+++ Records for processing

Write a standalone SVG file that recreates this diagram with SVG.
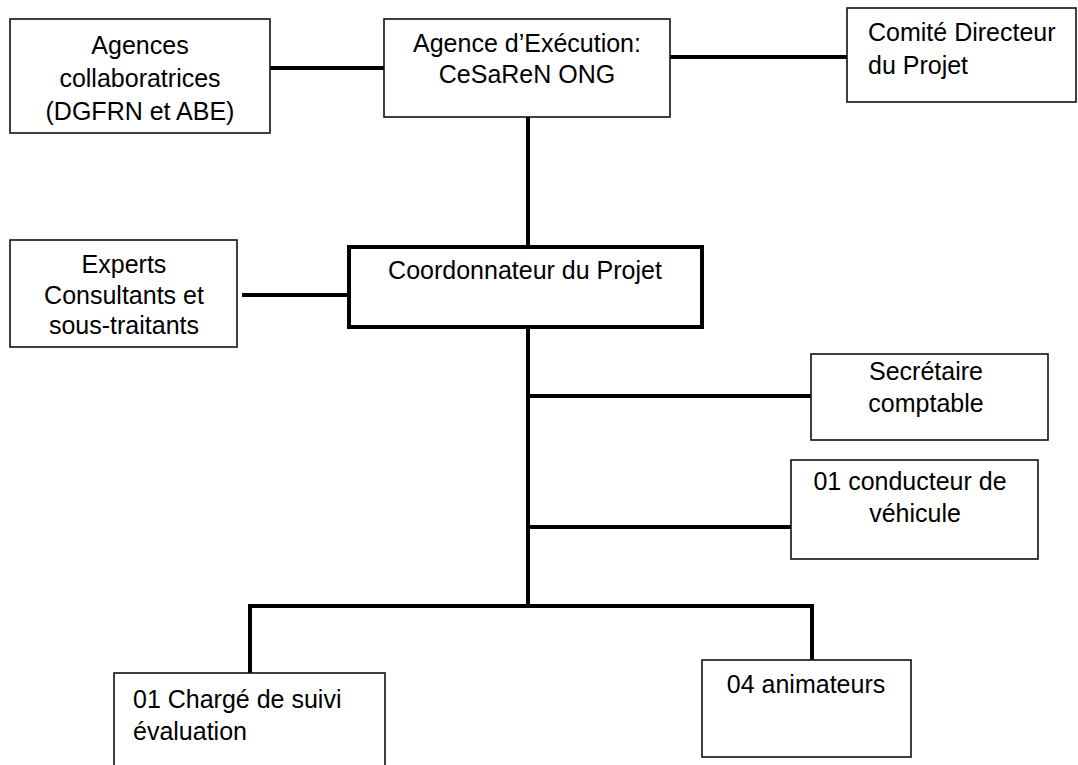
<svg xmlns="http://www.w3.org/2000/svg" width="1078" height="765" viewBox="0 0 1078 765">
<style>
.box{fill:#fff;stroke:#111;stroke-width:1.6}
.thick{fill:#fff;stroke:#000;stroke-width:4}
.t{font-family:"Liberation Sans",Arial,sans-serif;font-size:25px;fill:#000}
.c{text-anchor:middle}
.ln{fill:none;stroke:#000;stroke-width:4;stroke-linejoin:miter}
</style>
<rect width="1078" height="765" fill="#fff"/>
<g id="connectors">
<line class="ln" x1="270" y1="68" x2="384" y2="68"/>
<line class="ln" x1="670" y1="57" x2="847" y2="57"/>
<line class="ln" x1="528" y1="117" x2="528" y2="246"/>
<line class="ln" x1="242" y1="295" x2="347" y2="295"/>
<line class="ln" x1="528" y1="329" x2="528" y2="606"/>
<line class="ln" x1="528" y1="396" x2="811" y2="396"/>
<line class="ln" x1="528" y1="527" x2="791" y2="527"/>
<path class="ln" d="M250 673 V606 H812 V660"/>
</g>
<g id="agences">
<rect class="box" x="10" y="19" width="260" height="114"/>
<text class="t c" x="140" y="54">Agences</text>
<text class="t c" x="140" y="87">collaboratrices</text>
<text class="t c" x="140" y="120">(DGFRN et ABE)</text>
</g>
<g id="execution">
<rect class="box" x="384" y="19" width="286" height="98"/>
<text class="t c" x="527" y="52">Agence d’Exécution:</text>
<text class="t c" x="527" y="83">CeSaReN ONG</text>
</g>
<g id="comite">
<rect class="box" x="847" y="8" width="229" height="94"/>
<text class="t" x="868" y="41">Comité Directeur</text>
<text class="t" x="868" y="74">du Projet</text>
</g>
<g id="experts">
<rect class="box" x="10" y="240" width="227" height="107"/>
<text class="t c" x="124" y="273">Experts</text>
<text class="t c" x="124" y="304">Consultants et</text>
<text class="t c" x="124" y="334">sous-traitants</text>
</g>
<g id="coordonnateur">
<rect class="thick" x="349" y="247" width="353" height="80"/>
<text class="t c" x="525" y="279">Coordonnateur du Projet</text>
</g>
<g id="secretaire">
<rect class="box" x="811" y="354" width="237" height="86"/>
<text class="t c" x="926" y="380">Secrétaire</text>
<text class="t c" x="926" y="412">comptable</text>
</g>
<g id="conducteur">
<rect class="box" x="791" y="460" width="247" height="99"/>
<text class="t c" x="910" y="490">01 conducteur de</text>
<text class="t c" x="915" y="522">véhicule</text>
</g>
<g id="charge">
<rect class="box" x="114" y="673" width="271" height="110"/>
<text class="t" x="133" y="708">01 Chargé de suivi</text>
<text class="t" x="133" y="740">évaluation</text>
</g>
<g id="animateurs">
<rect class="box" x="702" y="660" width="209" height="97"/>
<text class="t c" x="806" y="693">04 animateurs</text>
</g>
</svg>
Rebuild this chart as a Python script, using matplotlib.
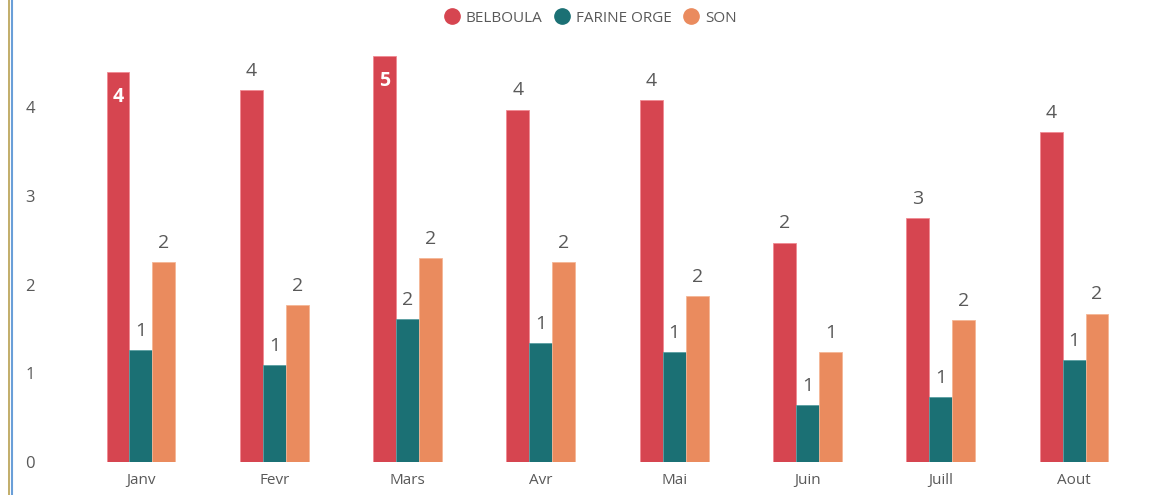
import matplotlib
matplotlib.use("Agg")
import matplotlib.pyplot as plt
import numpy as np
from matplotlib.lines import Line2D

months = ["Janv", "Fevr", "Mars", "Avr", "Mai", "Juin", "Juill", "Aout"]
belboula = [4.40, 4.19, 4.58, 3.97, 4.08, 2.47, 2.75, 3.72]
farine_orge = [1.26, 1.09, 1.61, 1.34, 1.24, 0.64, 0.73, 1.15]
son = [2.25, 1.77, 2.30, 2.25, 1.87, 1.24, 1.60, 1.67]
series_names = ["BELBOULA", "FARINE ORGE", "SON"]
yticks = [0, 1, 2, 3, 4]
inside_labels = {("BELBOULA", "Janv"), ("BELBOULA", "Mars")}

colors = ["#D64550", "#1B7074", "#EA8B5E"]
edge = ["#F08A92", "#5A9EA2", "#F4B696"]
grey = "#595959"
plt.rcParams['font.family'] = ['Open Sans', 'DejaVu Sans']

fig = plt.figure(figsize=(11.73, 4.95), dpi=100)
ax = fig.add_axes([40/1173, 33/495, 1110/1173, 422/495])

x = np.arange(len(months))
w = 0.1725
data = [belboula, farine_orge, son]
for i, (name, vals) in enumerate(zip(series_names, data)):
    xs = x + (i - 1) * w
    ax.bar(xs, vals, width=w, color=colors[i], edgecolor=edge[i], linewidth=0.6)
    for xi, v, m in zip(xs, vals, months):
        lab = str(int(round(v)))
        if (name, m) in inside_labels:
            ax.annotate(lab, (xi, v), xytext=(0, -11), textcoords="offset points",
                        ha="center", va="top", color="white", fontsize=14,
                        fontweight="bold")
        else:
            ax.annotate(lab, (xi, v), xytext=(0, 7.5), textcoords="offset points",
                        ha="center", va="bottom", color=grey, fontsize=14)

ax.set_xlim(-(141 - 40) / 133.3, 7 + (1150 - 1074) / 133.3)
ax.set_ylim(0, 422 / 88.7)
ax.set_xticks(x)
ax.set_xticklabels(months, color=grey, fontsize=11)
ax.set_yticks(yticks)
ax.set_yticklabels([str(t) for t in yticks], color=grey, fontsize=12)
ax.tick_params(axis="both", length=0)
ax.tick_params(axis="x", pad=8)
for s in ax.spines.values():
    s.set_visible(False)
for lab in ax.get_yticklabels():
    lab.set_horizontalalignment("center")
ax.yaxis.set_tick_params(pad=7)

handles = [Line2D([0], [0], marker="o", linestyle="", markersize=11,
                  markerfacecolor=c, markeredgecolor=c) for c in colors]
fig.legend(handles, series_names, loc="center", bbox_to_anchor=(0.5, 1 - 18/495),
           ncol=3, frameon=False, fontsize=11, handletextpad=-0.1,
           columnspacing=0.3, labelcolor=grey)

# left window border
fig.add_artist(Line2D([9/1173, 9/1173], [0, 1], color="#B8A050", linewidth=1.2))
fig.add_artist(Line2D([11.5/1173, 11.5/1173], [0, 1], color="#6A9FD8", linewidth=1.5))

fig.savefig("out.png", dpi=100)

++++++

■ Problem description
Repeat everything in the records precisely. Images are excluded from the copy.

■ The response
Write a standalone SVG file that recreates this diagram with SVG.
<svg xmlns="http://www.w3.org/2000/svg" width="1078" height="765" viewBox="0 0 1078 765">
<style>
.box{fill:#fff;stroke:#111;stroke-width:1.6}
.thick{fill:#fff;stroke:#000;stroke-width:4}
.t{font-family:"Liberation Sans",Arial,sans-serif;font-size:25px;fill:#000}
.c{text-anchor:middle}
.ln{fill:none;stroke:#000;stroke-width:4;stroke-linejoin:miter}
</style>
<rect width="1078" height="765" fill="#fff"/>
<g id="connectors">
<line class="ln" x1="270" y1="68" x2="384" y2="68"/>
<line class="ln" x1="670" y1="57" x2="847" y2="57"/>
<line class="ln" x1="528" y1="117" x2="528" y2="246"/>
<line class="ln" x1="242" y1="295" x2="347" y2="295"/>
<line class="ln" x1="528" y1="329" x2="528" y2="606"/>
<line class="ln" x1="528" y1="396" x2="811" y2="396"/>
<line class="ln" x1="528" y1="527" x2="791" y2="527"/>
<path class="ln" d="M250 673 V606 H812 V660"/>
</g>
<g id="agences">
<rect class="box" x="10" y="19" width="260" height="114"/>
<text class="t c" x="140" y="54">Agences</text>
<text class="t c" x="140" y="87">collaboratrices</text>
<text class="t c" x="140" y="120">(DGFRN et ABE)</text>
</g>
<g id="execution">
<rect class="box" x="384" y="19" width="286" height="98"/>
<text class="t c" x="527" y="52">Agence d’Exécution:</text>
<text class="t c" x="527" y="83">CeSaReN ONG</text>
</g>
<g id="comite">
<rect class="box" x="847" y="8" width="229" height="94"/>
<text class="t" x="868" y="41">Comité Directeur</text>
<text class="t" x="868" y="74">du Projet</text>
</g>
<g id="experts">
<rect class="box" x="10" y="240" width="227" height="107"/>
<text class="t c" x="124" y="273">Experts</text>
<text class="t c" x="124" y="304">Consultants et</text>
<text class="t c" x="124" y="334">sous-traitants</text>
</g>
<g id="coordonnateur">
<rect class="thick" x="349" y="247" width="353" height="80"/>
<text class="t c" x="525" y="279">Coordonnateur du Projet</text>
</g>
<g id="secretaire">
<rect class="box" x="811" y="354" width="237" height="86"/>
<text class="t c" x="926" y="380">Secrétaire</text>
<text class="t c" x="926" y="412">comptable</text>
</g>
<g id="conducteur">
<rect class="box" x="791" y="460" width="247" height="99"/>
<text class="t c" x="910" y="490">01 conducteur de</text>
<text class="t c" x="915" y="522">véhicule</text>
</g>
<g id="charge">
<rect class="box" x="114" y="673" width="271" height="110"/>
<text class="t" x="133" y="708">01 Chargé de suivi</text>
<text class="t" x="133" y="740">évaluation</text>
</g>
<g id="animateurs">
<rect class="box" x="702" y="660" width="209" height="97"/>
<text class="t c" x="806" y="693">04 animateurs</text>
</g>
</svg>
Rebuild this chart as a Python script, using matplotlib.
import matplotlib
matplotlib.use("Agg")
import matplotlib.pyplot as plt
import numpy as np
from matplotlib.lines import Line2D

months = ["Janv", "Fevr", "Mars", "Avr", "Mai", "Juin", "Juill", "Aout"]
belboula = [4.40, 4.19, 4.58, 3.97, 4.08, 2.47, 2.75, 3.72]
farine_orge = [1.26, 1.09, 1.61, 1.34, 1.24, 0.64, 0.73, 1.15]
son = [2.25, 1.77, 2.30, 2.25, 1.87, 1.24, 1.60, 1.67]
series_names = ["BELBOULA", "FARINE ORGE", "SON"]
yticks = [0, 1, 2, 3, 4]
inside_labels = {("BELBOULA", "Janv"), ("BELBOULA", "Mars")}

colors = ["#D64550", "#1B7074", "#EA8B5E"]
edge = ["#F08A92", "#5A9EA2", "#F4B696"]
grey = "#595959"
plt.rcParams['font.family'] = ['Open Sans', 'DejaVu Sans']

fig = plt.figure(figsize=(11.73, 4.95), dpi=100)
ax = fig.add_axes([40/1173, 33/495, 1110/1173, 422/495])

x = np.arange(len(months))
w = 0.1725
data = [belboula, farine_orge, son]
for i, (name, vals) in enumerate(zip(series_names, data)):
    xs = x + (i - 1) * w
    ax.bar(xs, vals, width=w, color=colors[i], edgecolor=edge[i], linewidth=0.6)
    for xi, v, m in zip(xs, vals, months):
        lab = str(int(round(v)))
        if (name, m) in inside_labels:
            ax.annotate(lab, (xi, v), xytext=(0, -11), textcoords="offset points",
                        ha="center", va="top", color="white", fontsize=14,
                        fontweight="bold")
        else:
            ax.annotate(lab, (xi, v), xytext=(0, 7.5), textcoords="offset points",
                        ha="center", va="bottom", color=grey, fontsize=14)

ax.set_xlim(-(141 - 40) / 133.3, 7 + (1150 - 1074) / 133.3)
ax.set_ylim(0, 422 / 88.7)
ax.set_xticks(x)
ax.set_xticklabels(months, color=grey, fontsize=11)
ax.set_yticks(yticks)
ax.set_yticklabels([str(t) for t in yticks], color=grey, fontsize=12)
ax.tick_params(axis="both", length=0)
ax.tick_params(axis="x", pad=8)
for s in ax.spines.values():
    s.set_visible(False)
for lab in ax.get_yticklabels():
    lab.set_horizontalalignment("center")
ax.yaxis.set_tick_params(pad=7)

handles = [Line2D([0], [0], marker="o", linestyle="", markersize=11,
                  markerfacecolor=c, markeredgecolor=c) for c in colors]
fig.legend(handles, series_names, loc="center", bbox_to_anchor=(0.5, 1 - 18/495),
           ncol=3, frameon=False, fontsize=11, handletextpad=-0.1,
           columnspacing=0.3, labelcolor=grey)

# left window border
fig.add_artist(Line2D([9/1173, 9/1173], [0, 1], color="#B8A050", linewidth=1.2))
fig.add_artist(Line2D([11.5/1173, 11.5/1173], [0, 1], color="#6A9FD8", linewidth=1.5))

fig.savefig("out.png", dpi=100)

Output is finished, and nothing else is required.